Surprise medical bills should be a thing of the past. That’s why it was so important that Congress passed the No Surprises Act, to protect millions of Americans who face these bills weeks or months after they return home from the doctor or hospital. The law prohibits out-of-network health care providers from charging patients more than their in-network cost-sharing rate when a patient receives emergency services, air ambulance transportation, or is treated at an in-network hospital.
These protections took effect beginning January 1, 2022, and were followed by the establishment of the Federal Independent Dispute Resolution — or IDR — process that was created to settle payment disputes when health care providers seek additional payment from a health insurance provider. Since the process went into effect, it’s been overwhelmed with disputes and subject to rules that change frequently due to repeat lawsuits from a provider group in Texas, with little transparency into how payment disputes are being resolved, how IDR entities operate, and what payment determinations indicate about cost impacts.
The overuse of IDR likely means consumer cost savings are not being achieved, and health insurance providers are speaking out. To understand the IDR process and find opportunities to improve how the No Surprises Act is working, AHIP collected data from select member health insurance providers that have been responding parties in the IDR process.*
While the data show a lot of pain points and opportunities for improvement with the IDR process, it’s important to note that the vast majority of No Surprises Act-eligible disputes never proceed to IDR. Nine-in-10 payment dispute claims between health care providers and health insurance providers were resolved without the IDR process — 88% of initial payment offers were accepted by providers without entering an open negotiation period.
Presently, there is a glaring lack of uniformity, consistency, or transparency from IDR entities, which makes the process unpredictable, difficult to navigate, and costly. We know from official CMS data that the federal IDR process is favoring higher payments to providers, with 71% of payment determinations being in favor of initiating parties. AHIP’s responding plans reported disputes in favor of providers were growing over the past year as rules were re-written to favor health care providers.

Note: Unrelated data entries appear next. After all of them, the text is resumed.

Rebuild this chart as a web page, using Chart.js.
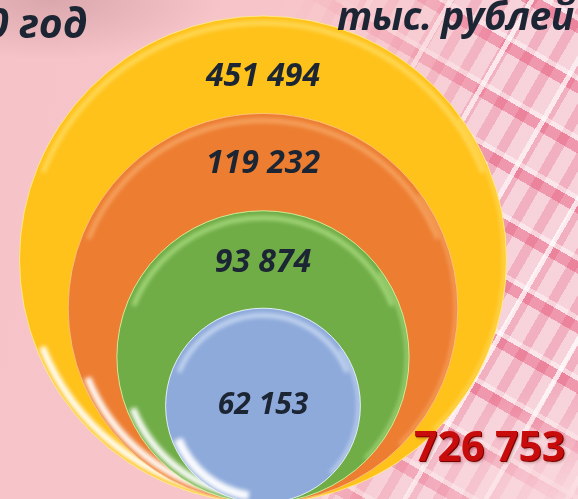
<!DOCTYPE html>
<html lang="ru">
<head>
<meta charset="utf-8">
<script src="https://cdn.jsdelivr.net/npm/chart.js@4.4.1/dist/chart.umd.min.js"></script>
<style>
  html, body { margin: 0; padding: 0; width: 578px; height: 499px; overflow: hidden; }
  body {
    position: relative;
    font-family: "Open Sans", "Noto Sans", sans-serif;
    background:
      radial-gradient(ellipse 170px 60px at 50px 0px, rgba(175,125,130,0.4), rgba(175,125,130,0) 100%),
      radial-gradient(ellipse 200px 110px at 560px 499px, rgba(250,215,220,0.9), rgba(250,215,220,0) 100%),
      linear-gradient(100deg, #f6c4c8 0%, #f7c5c9 42%, rgba(247,197,201,0.6) 60%, rgba(247,197,201,0) 78%),
      repeating-linear-gradient(120deg, rgba(255,255,255,0) 0 38px, rgba(255,255,255,0.75) 38px 43px, rgba(255,255,255,0) 43px 70px),
      repeating-linear-gradient(30deg, rgba(230,60,100,0) 0 16px, rgba(228,64,105,0.4) 16px 27px, rgba(255,255,255,0.45) 27px 32px, rgba(230,60,100,0) 32px 52px),
      repeating-linear-gradient(120deg, rgba(235,120,150,0.3) 0 10px, rgba(255,235,240,0.3) 10px 24px),
      #f4c8d2;
  }
  .cap {
    position: absolute;
    font-weight: 700;
    font-style: italic;
    color: #1c2533;
    white-space: nowrap;
    line-height: 1;
  }
  #year  { left: -14px; top: 2px; font-size: 41px; }
  #units { left: 337px; top: -5px; font-size: 39px; letter-spacing: -0.5px; }
  #total {
    position: absolute; left: 414px; top: 425px;
    font-size: 41px; font-weight: 700; color: #c80c0c; line-height: 1;
    text-shadow: 1px 1px 0 #7a0000, 2px 2px 3px rgba(90,0,0,0.35);
    white-space: nowrap;
  }
  #wrap { position: absolute; left: 0; top: 0; width: 578px; height: 503px; }
</style>
</head>
<body>
<div id="wrap"><canvas id="rings" width="578" height="503"></canvas></div>
<div class="cap" id="year">0 год</div>
<div class="cap" id="units">тыс. рублей</div>
<div id="total"></div>

<script>
// values, outer circle first
const values = [451494, 119232, 93874, 62153];
const colors = ['#ffc21a', '#ed7d31', '#70ad47', '#8eaadb'];
const rims   = ['rgba(255,240,150,0.8)', 'rgba(255,200,140,0.8)', 'rgba(215,255,170,0.8)', 'rgba(235,245,255,0.9)'];
const labelDy = [12, 2, 3, 0];   // nudges of the value labels, px

const total = values.reduce((s, v) => s + v, 0);
const fmt = v => String(v).replace(/\B(?=(\d{3})+(?!\d))/g, ' ');
document.getElementById('total').textContent = fmt(total);

// circles sit on one base point; diameter follows rank (5,4,3,2 axis units)
const diam = values.map((v, i) => values.length + 1 - i);

const datasets = values.map((v, i) => ({
  label: fmt(v),
  data: [{ x: 0, y: diam[i] / 2 }],
  order: values.length - i,
  backgroundColor: colors[i],
  borderColor: rims[i],
  borderWidth: 1,
  clip: false
}));

// glossy edges, drawn right after each circle
const gloss = {
  id: 'gloss',
  afterDatasetDraw(chart, args) {
    const el = args.meta.data[0];
    if (!el || el.options.radius < 10) return;
    const r = el.options.radius, x = el.x, y = el.y;
    const ctx = chart.ctx;
    const i = args.index;
    ctx.save();
    ctx.beginPath();
    ctx.arc(x, y, r, 0, Math.PI * 2);
    ctx.clip();
    ctx.filter = 'blur(2px)';
    // top rim
    ctx.strokeStyle = rims[i];
    ctx.lineWidth = 4;
    ctx.globalAlpha = 0.75;
    ctx.beginPath();
    ctx.arc(x, y, r - 7, Math.PI * 1.12, Math.PI * 1.88);
    ctx.stroke();
    // bright crescent lower left
    ctx.globalAlpha = 1;
    ctx.strokeStyle = 'rgba(255,255,255,0.95)';
    ctx.lineWidth = i === 3 ? 9 : 7;
    ctx.beginPath();
    ctx.arc(x, y, r - 6, Math.PI * 0.55, Math.PI * 0.88);
    ctx.stroke();
    // thin light edge on the right
    ctx.lineWidth = 2;
    ctx.strokeStyle = rims[i];
    ctx.beginPath();
    ctx.arc(x, y, r - 2, -Math.PI * 0.2, Math.PI * 0.25);
    ctx.stroke();
    ctx.restore();
  }
};

// value labels between circle tops
const labels = {
  id: 'labels',
  afterDatasetsDraw(chart) {
    const ctx = chart.ctx;
    const els = values.map((v, i) => chart.getDatasetMeta(i).data[0]);
    ctx.save();
    ctx.fillStyle = '#1c2533';
    ctx.textAlign = 'center';
    ctx.textBaseline = 'middle';
    els.forEach((el, i) => {
      const top = el.y - el.options.radius;
      let ly;
      if (i < els.length - 1) {
        const next = els[i + 1];
        ly = (top + next.y - next.options.radius) / 2;
      } else {
        ly = el.y;
      }
      ctx.font = 'italic 700 ' + (i === els.length - 1 ? 30 : 32) + 'px "Open Sans", sans-serif';
      ctx.fillText(fmt(values[i]), el.x, ly + labelDy[i]);
    });
    ctx.restore();
  }
};

const unit = 97.4;  // px per axis unit
const chart = new Chart(document.getElementById('rings'), {
  type: 'bubble',
  data: { datasets },
  options: {
    responsive: false,
    animation: false,
    events: [],
    layout: { padding: 0, autoPadding: false },
    scales: {
      x: { type: 'linear', display: false, min: -263 / unit, max: (578 - 263) / unit },
      y: { type: 'linear', display: false, min: 0, max: 503 / unit }
    },
    plugins: { legend: { display: false }, tooltip: { enabled: false } }
  },
  plugins: [gloss, labels]
});

// bubble radius is in pixels: take it from the y scale so every circle rests on y = 0
const ys = chart.scales.y;
chart.data.datasets.forEach((ds, i) => {
  ds.data[0].r = ys.getPixelForValue(0) - ys.getPixelForValue(diam[i] / 2);
});
chart.update();
</script>
</body>
</html>
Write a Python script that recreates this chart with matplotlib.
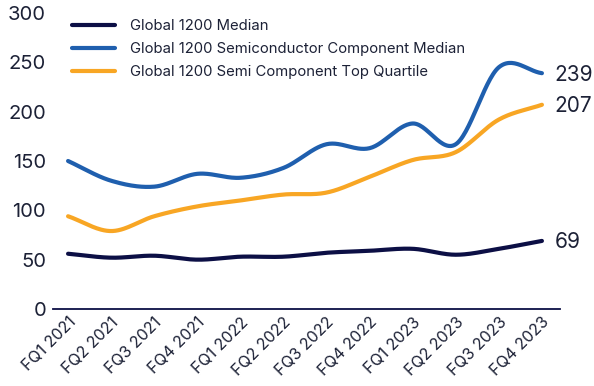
import matplotlib.pyplot as plt
import numpy as np
from matplotlib.transforms import ScaledTranslation

plt.rcParams["font.family"] = ["Inter", "DejaVu Sans"]

quarters = ["FQ1 2021", "FQ2 2021", "FQ3 2021", "FQ4 2021",
            "FQ1 2022", "FQ2 2022", "FQ3 2022", "FQ4 2022",
            "FQ1 2023", "FQ2 2023", "FQ3 2023", "FQ4 2023"]
global_median = [56, 52, 54, 50, 53, 53, 57, 59, 61, 55, 61, 69]
semi_median = [150, 130, 124, 137, 133, 143, 167, 163, 188, 167, 245, 239]
semi_top_quartile = [94, 79, 94, 104, 110, 116, 118, 134, 151, 159, 192, 207]

series_names = ["Global 1200 Median",
                "Global 1200 Semiconductor Component Median",
                "Global 1200 Semi Component Top Quartile"]
yticks = [0, 50, 100, 150, 200, 250, 300]

NAVY = "#0c0f45"
BLUE = "#1f5fae"
ORANGE = "#f8a624"
TEXT = "#1c2136"


def smooth(x, y, n=30):
    """Catmull-Rom curve through the points, like a smoothed line chart."""
    x = np.asarray(x, float)
    y = np.asarray(y, float)
    px = np.concatenate([[2 * x[0] - x[1]], x, [2 * x[-1] - x[-2]]])
    py = np.concatenate([[2 * y[0] - y[1]], y, [2 * y[-1] - y[-2]]])
    t = np.linspace(0, 1, n, endpoint=False)
    xs, ys = [], []
    for i in range(1, len(px) - 2):
        for p, out in ((px, xs), (py, ys)):
            p0, p1, p2, p3 = p[i - 1], p[i], p[i + 1], p[i + 2]
            out.append(0.5 * (2 * p1 + (-p0 + p2) * t
                              + (2 * p0 - 5 * p1 + 4 * p2 - p3) * t**2
                              + (-p0 + 3 * p1 - 3 * p2 + p3) * t**3))
    xs.append([x[-1]])
    ys.append([y[-1]])
    return np.concatenate(xs), np.concatenate(ys)


fig = plt.figure(figsize=(5.94, 3.86), dpi=100)
ax = fig.add_axes([0.0892, 0.1995, 0.8536, 0.7668])

x = np.arange(len(quarters))
for vals, color, name in ((global_median, NAVY, series_names[0]),
                          (semi_median, BLUE, series_names[1]),
                          (semi_top_quartile, ORANGE, series_names[2])):
    sx, sy = smooth(x, vals)
    ax.plot(sx, sy, color=color, lw=3.0, solid_capstyle="round", label=name)
    ax.annotate(f"{vals[-1]}", (x[-1], vals[-1]), xytext=(9, -1),
                textcoords="offset points", ha="left", va="center",
                fontsize=15, color=TEXT)

ax.set_xlim(-0.35, 11.42)
ax.set_ylim(0, 300)
ax.set_yticks(yticks)
ax.set_xticks(x)
ax.set_xticklabels(quarters, rotation=45, ha="right", va="top",
                   rotation_mode="anchor", fontsize=11.5, color=TEXT)
offset = ScaledTranslation(12 / 100, -2 / 100, fig.dpi_scale_trans)
for lab in ax.get_xticklabels():
    lab.set_transform(lab.get_transform() + offset)

ax.tick_params(axis="both", length=0)
ax.tick_params(axis="y", labelsize=14.5, labelcolor=TEXT, pad=5)
ax.tick_params(axis="x", pad=4)
for side in ("top", "right", "left"):
    ax.spines[side].set_visible(False)
ax.spines["bottom"].set_color(NAVY)
ax.spines["bottom"].set_linewidth(1.3)

leg = ax.legend(loc="upper left", bbox_to_anchor=(0.02, 1.01), frameon=False,
                fontsize=10.7, handlelength=2.9, handletextpad=1.0,
                labelspacing=0.6, borderaxespad=0.2)
for t in leg.get_texts():
    t.set_color(TEXT)

fig.savefig("out.png", dpi=100)
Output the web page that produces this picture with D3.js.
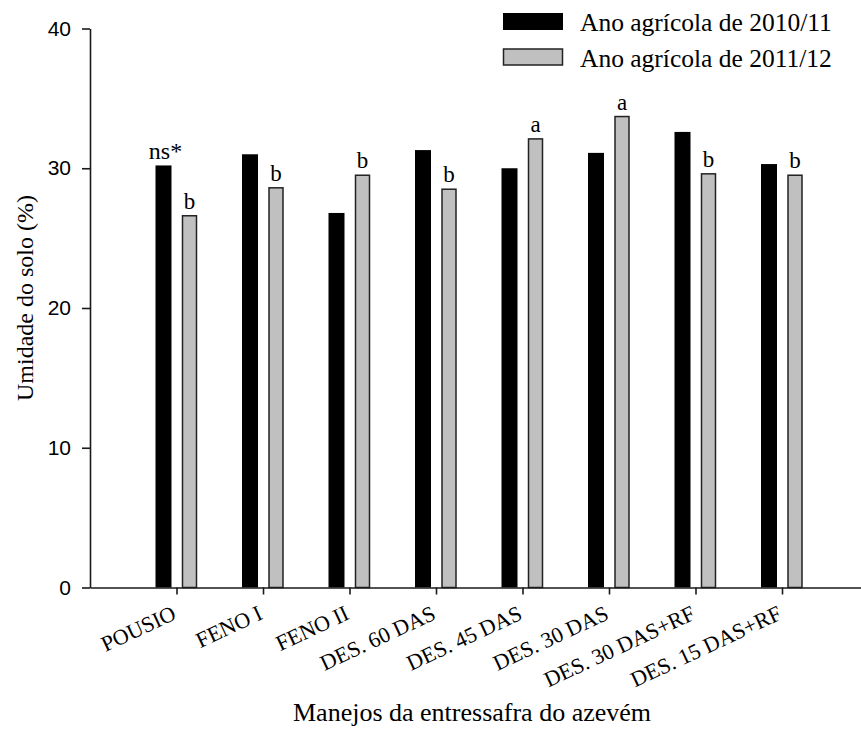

The disputes are also costly and take too long to resolve. Two large health insurance providers reported spending, on average, more than $3 million on staff hired specifically to process IDR disputes. These costs are in addition to the costs for project management, negotiators, reporting, finance, and additional support positions needed to complete all steps required during the IDR process. And on average, IDR entities took 62 days to issue determinations, 32 days longer than required by law. Health insurance providers pointed to the high volume of cases, and especially high volume of ineligible submissions, as primary causes of delays in the process. They also reported that written explanations from IDR entities were missing, generic, or vague, which meant it is nearly impossible to determine how to approach similar disputes in the future, especially in a way that could avoid IDR altogether.
Many improvements are needed to the Federal IDR portal that could allow parties to track progress of a dispute and communicate with each other and the IDR entity. Additionally, the process has no appeal mechanism to challenge case eligibility once it has been decided or a way to address obvious errors — for example, if a case is submitted to IDR with wrong codes, there is currently no process to fix it quickly. These correctable errors lead to cases that clog up the system and cause additional delays.
Addressing these challenges is only the first step to reducing the use of IDR, growing provider networks, and lowering health care costs. The No Surprises Act has provided relief from the fear, stress, and frustration that comes with surprise medical bills, but behind the scenes, it needs to work better. Health insurance providers will continue to work with administration, Congress, and other health care stakeholders to better protect patients against surprise medical bills — and lower health care costs.
* In July 2023, AHIP collected data and feedback on the IDR process from health insurance providers nationwide to assess their experience with the Federal IDR process from the beginning of the process until March 2023. Respondents included a mix of large national and medium-sized regional plans. AHIP received responses from nine (9) health insurance providers representing 120 million commercial enrollees, accounting for the majority of national commercial health plan enrollment.